Currently, a deceased donor kidney is offered to a candidate, but the longer a decision on whether or not to accept the kidney takes, the higher the risk that the kidney won’t be usable. Often, if a second candidate is offered the kidney and declines after any delay, the organ is no longer viable. Mehrotra’s algorithm flags a high risk of nonuse and expedites offers to multiple candidates at once, increasing the odds of successful transplantation.

SAVE is poised to advance the field of organ donation by moving from static allocation rules to adaptive policy design. It also introduces a feedback-driven, self-correcting mechanism in which observed behavior of the transplantation system—such as nonuse rates—dynamically informs decisions. SAVE turns past data into clear recommendations for what to do next by statistically modeling acceptance decisions, embedding them within a digital twin of the national kidney allocation system, and using that framework to design outcome-changing policy interventions. Finally, it operationalizes fairness–efficiency trade-offs by maintaining compliance with regulatory constraints like those under the National Organ Transplant Act while demonstrating that efficiency gains can be achieved without undermining policy integrity.

The benefits are obvious.

The approach is a policy and software intervention that does not require new medical technology. It could increase the number of lives saved each year by thousands. It has potential to increase transplants, shorten wait times—especially for patients open to higher-risk organs—and make better use of donated organs. It also carries strong emotional weight, as reducing organ discards better honors donor intent and addresses families’ expectations that donated organs will be used to help others.

“At its core, the message is simple and powerful,” Mehrotra said. “We are throwing away viable kidneys while patients die waiting—and this work shows we don’t have to.”

This graphic shows the difference between the current transplantation system and Mehrotra's proposal.

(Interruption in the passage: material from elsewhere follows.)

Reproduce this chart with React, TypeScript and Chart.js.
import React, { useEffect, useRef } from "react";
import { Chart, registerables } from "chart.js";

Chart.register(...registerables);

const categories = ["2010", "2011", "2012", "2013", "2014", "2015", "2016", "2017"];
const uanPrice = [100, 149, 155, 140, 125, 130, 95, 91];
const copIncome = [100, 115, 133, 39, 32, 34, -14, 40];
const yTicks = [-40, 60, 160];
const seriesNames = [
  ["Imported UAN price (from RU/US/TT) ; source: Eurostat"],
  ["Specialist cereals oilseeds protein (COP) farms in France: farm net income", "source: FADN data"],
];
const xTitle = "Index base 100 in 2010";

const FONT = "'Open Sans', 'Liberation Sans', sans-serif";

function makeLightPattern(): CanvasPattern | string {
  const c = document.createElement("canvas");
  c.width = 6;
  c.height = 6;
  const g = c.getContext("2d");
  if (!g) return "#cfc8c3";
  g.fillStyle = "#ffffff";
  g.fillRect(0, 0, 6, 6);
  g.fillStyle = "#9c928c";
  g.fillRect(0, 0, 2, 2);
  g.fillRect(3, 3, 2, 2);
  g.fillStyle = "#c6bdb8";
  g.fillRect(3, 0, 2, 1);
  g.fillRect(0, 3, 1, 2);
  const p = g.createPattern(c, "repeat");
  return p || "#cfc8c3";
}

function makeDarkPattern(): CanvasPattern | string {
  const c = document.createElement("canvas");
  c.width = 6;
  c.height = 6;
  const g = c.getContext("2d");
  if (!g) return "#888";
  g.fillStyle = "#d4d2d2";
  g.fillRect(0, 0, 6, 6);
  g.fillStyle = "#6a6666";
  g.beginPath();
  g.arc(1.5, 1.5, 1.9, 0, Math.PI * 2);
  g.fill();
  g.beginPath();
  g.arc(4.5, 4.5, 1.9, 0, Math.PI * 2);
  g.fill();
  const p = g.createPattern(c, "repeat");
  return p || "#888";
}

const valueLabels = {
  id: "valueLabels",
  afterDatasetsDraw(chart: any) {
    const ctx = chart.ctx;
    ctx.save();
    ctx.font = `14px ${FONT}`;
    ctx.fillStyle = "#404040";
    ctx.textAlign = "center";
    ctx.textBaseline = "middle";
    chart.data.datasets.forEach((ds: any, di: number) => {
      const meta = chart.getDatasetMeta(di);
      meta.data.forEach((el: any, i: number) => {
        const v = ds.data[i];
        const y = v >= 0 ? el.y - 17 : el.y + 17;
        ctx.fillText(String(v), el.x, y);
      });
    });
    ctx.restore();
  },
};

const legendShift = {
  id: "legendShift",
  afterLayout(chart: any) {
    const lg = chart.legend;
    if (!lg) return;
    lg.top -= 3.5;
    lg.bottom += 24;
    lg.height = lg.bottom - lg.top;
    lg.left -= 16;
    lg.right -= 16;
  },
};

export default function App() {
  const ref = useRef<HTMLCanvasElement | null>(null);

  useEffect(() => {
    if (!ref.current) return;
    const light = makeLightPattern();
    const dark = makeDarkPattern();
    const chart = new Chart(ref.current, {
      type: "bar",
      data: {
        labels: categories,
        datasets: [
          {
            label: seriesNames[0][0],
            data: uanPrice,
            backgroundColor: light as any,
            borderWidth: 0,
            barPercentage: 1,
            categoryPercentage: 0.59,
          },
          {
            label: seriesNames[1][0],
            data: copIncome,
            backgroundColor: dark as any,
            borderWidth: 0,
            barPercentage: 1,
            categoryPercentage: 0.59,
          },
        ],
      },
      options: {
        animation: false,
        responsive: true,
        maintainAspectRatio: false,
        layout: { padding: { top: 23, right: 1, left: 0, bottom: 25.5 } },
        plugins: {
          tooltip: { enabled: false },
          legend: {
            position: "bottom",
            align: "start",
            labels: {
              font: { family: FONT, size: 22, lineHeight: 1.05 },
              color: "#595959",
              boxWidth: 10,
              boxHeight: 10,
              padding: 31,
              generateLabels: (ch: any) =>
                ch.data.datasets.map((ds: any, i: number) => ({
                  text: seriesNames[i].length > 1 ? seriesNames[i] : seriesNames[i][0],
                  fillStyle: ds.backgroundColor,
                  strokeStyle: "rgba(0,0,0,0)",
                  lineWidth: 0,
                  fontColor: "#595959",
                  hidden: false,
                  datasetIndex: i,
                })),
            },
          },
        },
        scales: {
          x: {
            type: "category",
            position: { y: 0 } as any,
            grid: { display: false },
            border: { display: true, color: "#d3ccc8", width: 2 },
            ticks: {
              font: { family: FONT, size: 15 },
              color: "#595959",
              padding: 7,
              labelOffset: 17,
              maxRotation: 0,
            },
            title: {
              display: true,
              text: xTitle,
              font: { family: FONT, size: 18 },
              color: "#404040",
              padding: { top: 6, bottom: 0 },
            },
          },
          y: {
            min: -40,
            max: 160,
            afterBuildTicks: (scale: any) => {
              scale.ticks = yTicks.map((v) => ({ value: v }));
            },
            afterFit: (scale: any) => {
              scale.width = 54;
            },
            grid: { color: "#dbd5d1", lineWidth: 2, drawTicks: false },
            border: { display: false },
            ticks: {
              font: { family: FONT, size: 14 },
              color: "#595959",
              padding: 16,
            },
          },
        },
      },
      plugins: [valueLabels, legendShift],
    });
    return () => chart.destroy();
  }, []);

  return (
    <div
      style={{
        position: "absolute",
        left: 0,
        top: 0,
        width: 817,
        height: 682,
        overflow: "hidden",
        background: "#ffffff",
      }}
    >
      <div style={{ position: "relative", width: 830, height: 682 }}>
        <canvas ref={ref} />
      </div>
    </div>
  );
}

Before implantation, there are challenges to overcome, such as regulatory constraints—particularly the sequential allocation requirements under the National Organ Transplant Act—which may limit adaptive batching without reinterpretation or modification, and behavioral resistance from transplant centers that may be hesitant to accept higher-risk kidneys or face increased decision pressure from batch offers.

These barriers, Mehrotra said, could be addressed through pilot programs run via the Organ Procurement and Transplantation Network or waiver-based trials that allow controlled experimentation within existing policy frameworks. Mehrotra added that complementary strategies include deploying decision-support tools, sharing robust outcome data to demonstrate safety, and aligning incentives through performance metrics tied to organ utilization.

Moving forward, Mehrotra and his team are exploring with pilot implementation in a controlled Organ Procurement and Transplantation Network setting, focusing on high-risk kidneys where gains are largest. The work would then move to prospective validation measuring real-world outcomes such as transplant rates, graft survival, and equity impacts. This would be followed by integration of additional signals like cold ischemia time triggers, “provisional yes” dynamics, and center-specific acceptance profiles. Finally, Mehrotra aims to translate the approach into policy by working with regulators to reinterpret or adapt sequential allocation rules under the National Organ Transplant Act while framing SAVE as both compliant and more efficient.

Mehrotra stressed that this is a systems problem rather than a medical limitation: many discarded kidneys are clinically usable, and the true bottleneck lies in process inefficiency, not biology. He said the SAVE approach is both scalable and low-cost, as it does not depend on new drugs, devices, or surgical techniques.

“It is fundamentally a data-driven algorithmic and policy innovation, which makes it unusually high-impact relative to cost,” Mehrotra said.